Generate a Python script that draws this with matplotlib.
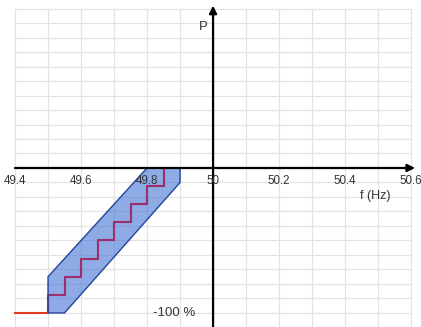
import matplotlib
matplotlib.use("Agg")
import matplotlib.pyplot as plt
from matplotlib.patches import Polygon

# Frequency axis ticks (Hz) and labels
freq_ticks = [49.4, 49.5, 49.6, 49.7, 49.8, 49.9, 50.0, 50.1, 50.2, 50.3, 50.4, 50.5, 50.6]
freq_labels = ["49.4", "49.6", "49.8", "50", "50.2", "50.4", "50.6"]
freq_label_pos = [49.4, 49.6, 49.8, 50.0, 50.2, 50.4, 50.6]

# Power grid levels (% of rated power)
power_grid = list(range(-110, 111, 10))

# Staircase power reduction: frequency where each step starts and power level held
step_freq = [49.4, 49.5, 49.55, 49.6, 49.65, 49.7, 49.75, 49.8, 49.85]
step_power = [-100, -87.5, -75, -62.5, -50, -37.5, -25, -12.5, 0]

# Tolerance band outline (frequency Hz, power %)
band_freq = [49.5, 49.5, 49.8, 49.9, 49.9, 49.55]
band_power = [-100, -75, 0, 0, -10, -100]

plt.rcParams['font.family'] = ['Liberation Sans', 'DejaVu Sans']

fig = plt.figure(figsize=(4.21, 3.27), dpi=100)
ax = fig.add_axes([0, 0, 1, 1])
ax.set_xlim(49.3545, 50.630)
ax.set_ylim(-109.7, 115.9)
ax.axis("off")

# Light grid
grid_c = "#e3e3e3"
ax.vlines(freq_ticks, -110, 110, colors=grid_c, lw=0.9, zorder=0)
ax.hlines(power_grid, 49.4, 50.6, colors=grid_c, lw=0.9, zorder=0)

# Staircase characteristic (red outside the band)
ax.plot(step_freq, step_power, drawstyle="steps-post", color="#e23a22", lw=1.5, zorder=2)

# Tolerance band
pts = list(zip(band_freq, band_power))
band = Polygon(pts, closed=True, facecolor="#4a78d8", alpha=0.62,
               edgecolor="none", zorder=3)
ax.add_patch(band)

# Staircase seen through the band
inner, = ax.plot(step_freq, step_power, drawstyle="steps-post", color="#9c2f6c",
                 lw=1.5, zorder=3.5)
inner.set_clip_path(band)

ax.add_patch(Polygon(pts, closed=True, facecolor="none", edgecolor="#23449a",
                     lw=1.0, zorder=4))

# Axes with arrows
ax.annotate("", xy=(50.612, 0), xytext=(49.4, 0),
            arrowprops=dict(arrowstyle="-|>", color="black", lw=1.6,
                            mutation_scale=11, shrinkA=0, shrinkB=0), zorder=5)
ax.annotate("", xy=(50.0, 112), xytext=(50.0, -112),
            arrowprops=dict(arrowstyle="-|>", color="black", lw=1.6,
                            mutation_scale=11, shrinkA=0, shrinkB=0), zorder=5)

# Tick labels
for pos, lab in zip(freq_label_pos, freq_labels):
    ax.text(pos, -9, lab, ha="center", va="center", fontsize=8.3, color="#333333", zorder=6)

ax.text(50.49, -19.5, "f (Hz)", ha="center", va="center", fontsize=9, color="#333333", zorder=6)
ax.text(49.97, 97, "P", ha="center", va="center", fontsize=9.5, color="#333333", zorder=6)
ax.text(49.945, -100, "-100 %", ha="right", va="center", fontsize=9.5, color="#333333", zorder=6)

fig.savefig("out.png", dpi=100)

********************

Directions → State only how many lines in the material include "with".

Written response → 2